┌──

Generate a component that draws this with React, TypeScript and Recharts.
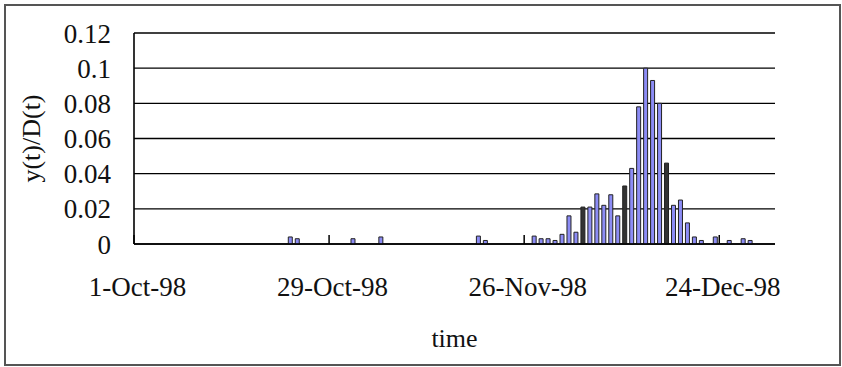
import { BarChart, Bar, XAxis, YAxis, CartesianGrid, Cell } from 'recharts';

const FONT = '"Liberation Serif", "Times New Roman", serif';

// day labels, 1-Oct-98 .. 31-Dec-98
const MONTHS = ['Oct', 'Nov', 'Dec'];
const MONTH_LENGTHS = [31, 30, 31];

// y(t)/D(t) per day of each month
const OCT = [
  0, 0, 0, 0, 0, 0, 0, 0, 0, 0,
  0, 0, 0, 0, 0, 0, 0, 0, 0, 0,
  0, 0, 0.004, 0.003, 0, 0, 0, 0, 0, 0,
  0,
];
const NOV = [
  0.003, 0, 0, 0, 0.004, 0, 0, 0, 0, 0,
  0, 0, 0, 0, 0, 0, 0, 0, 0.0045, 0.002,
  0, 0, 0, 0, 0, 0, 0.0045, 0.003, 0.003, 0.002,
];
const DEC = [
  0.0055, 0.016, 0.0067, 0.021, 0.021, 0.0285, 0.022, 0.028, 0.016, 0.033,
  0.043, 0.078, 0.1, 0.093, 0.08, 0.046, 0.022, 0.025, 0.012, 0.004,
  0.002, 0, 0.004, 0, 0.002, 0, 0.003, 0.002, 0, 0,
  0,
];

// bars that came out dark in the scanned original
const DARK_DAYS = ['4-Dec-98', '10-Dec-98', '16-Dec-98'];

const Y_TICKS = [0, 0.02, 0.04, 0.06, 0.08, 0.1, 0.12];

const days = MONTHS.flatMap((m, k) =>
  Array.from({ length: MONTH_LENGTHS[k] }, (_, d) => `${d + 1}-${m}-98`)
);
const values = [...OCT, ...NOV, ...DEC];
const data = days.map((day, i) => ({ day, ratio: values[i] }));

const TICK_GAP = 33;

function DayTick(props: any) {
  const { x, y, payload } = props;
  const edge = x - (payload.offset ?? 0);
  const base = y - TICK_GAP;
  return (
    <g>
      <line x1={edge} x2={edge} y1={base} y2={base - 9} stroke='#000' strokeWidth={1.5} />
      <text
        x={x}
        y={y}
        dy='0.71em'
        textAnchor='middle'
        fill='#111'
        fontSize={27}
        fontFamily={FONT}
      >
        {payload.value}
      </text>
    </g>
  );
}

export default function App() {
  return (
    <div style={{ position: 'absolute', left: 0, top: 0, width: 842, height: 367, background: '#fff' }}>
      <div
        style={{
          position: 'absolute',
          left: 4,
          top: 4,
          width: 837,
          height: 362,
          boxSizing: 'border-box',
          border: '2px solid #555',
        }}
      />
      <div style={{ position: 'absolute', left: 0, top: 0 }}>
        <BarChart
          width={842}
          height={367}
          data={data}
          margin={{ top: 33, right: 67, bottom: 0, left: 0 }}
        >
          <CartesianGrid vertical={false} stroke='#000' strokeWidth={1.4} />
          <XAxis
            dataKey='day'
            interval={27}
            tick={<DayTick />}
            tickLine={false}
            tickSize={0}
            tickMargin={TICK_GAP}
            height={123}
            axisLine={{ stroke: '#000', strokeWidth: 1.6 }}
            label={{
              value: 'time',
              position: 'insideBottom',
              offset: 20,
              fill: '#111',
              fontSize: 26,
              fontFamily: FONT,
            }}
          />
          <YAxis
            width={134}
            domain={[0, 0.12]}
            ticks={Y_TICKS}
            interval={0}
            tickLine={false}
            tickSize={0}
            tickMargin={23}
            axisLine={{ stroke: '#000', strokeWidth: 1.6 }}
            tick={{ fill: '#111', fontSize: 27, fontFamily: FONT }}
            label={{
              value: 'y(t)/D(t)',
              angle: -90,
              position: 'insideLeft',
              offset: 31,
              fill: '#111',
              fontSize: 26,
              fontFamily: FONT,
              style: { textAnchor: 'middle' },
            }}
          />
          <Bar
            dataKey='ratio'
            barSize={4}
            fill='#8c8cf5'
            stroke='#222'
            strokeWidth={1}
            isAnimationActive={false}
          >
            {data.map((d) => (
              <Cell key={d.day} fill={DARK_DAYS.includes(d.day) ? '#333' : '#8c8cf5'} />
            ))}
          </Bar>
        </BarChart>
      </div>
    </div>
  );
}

└──
┌──

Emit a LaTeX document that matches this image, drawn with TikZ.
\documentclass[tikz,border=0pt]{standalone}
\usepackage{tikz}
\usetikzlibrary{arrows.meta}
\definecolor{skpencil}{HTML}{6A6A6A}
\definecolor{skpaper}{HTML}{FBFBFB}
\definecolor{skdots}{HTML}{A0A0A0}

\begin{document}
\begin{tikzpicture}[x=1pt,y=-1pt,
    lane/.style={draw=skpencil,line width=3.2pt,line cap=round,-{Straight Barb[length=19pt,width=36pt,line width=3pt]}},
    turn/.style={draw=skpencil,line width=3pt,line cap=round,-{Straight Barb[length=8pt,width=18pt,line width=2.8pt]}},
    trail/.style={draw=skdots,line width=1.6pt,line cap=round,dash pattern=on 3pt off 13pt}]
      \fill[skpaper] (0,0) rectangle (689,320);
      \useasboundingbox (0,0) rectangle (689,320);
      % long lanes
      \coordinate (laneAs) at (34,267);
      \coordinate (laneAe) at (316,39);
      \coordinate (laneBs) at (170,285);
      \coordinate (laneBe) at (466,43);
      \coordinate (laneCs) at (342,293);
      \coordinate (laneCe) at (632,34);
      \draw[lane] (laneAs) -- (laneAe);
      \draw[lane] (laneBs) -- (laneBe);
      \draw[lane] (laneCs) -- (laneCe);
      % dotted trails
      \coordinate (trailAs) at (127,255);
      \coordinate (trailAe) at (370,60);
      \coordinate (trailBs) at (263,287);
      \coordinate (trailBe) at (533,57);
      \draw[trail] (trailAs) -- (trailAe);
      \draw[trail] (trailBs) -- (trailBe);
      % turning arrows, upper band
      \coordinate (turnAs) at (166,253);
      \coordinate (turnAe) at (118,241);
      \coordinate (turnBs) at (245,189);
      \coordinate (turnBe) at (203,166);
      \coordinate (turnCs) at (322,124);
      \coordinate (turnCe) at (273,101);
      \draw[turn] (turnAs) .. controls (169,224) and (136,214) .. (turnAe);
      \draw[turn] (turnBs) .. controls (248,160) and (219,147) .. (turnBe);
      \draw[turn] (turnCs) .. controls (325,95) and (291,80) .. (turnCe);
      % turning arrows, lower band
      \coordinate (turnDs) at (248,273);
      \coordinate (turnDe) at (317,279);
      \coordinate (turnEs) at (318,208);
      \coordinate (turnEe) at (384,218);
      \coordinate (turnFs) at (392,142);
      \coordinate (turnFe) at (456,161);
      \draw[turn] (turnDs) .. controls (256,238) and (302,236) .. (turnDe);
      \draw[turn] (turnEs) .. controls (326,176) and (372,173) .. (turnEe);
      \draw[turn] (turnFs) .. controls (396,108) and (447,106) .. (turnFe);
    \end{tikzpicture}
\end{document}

└──

## Work to complete
Lines from the one with "Generate a component" through the one with "const MONTH_LENGTHS = [31, 30, 31];" are the only ones to quote. Quote them exactly and leave out pictures.

## Exercise answer
Generate a component that draws this with React, TypeScript and Recharts.
import { BarChart, Bar, XAxis, YAxis, CartesianGrid, Cell } from 'recharts';

const FONT = '"Liberation Serif", "Times New Roman", serif';

// day labels, 1-Oct-98 .. 31-Dec-98
const MONTHS = ['Oct', 'Nov', 'Dec'];
const MONTH_LENGTHS = [31, 30, 31];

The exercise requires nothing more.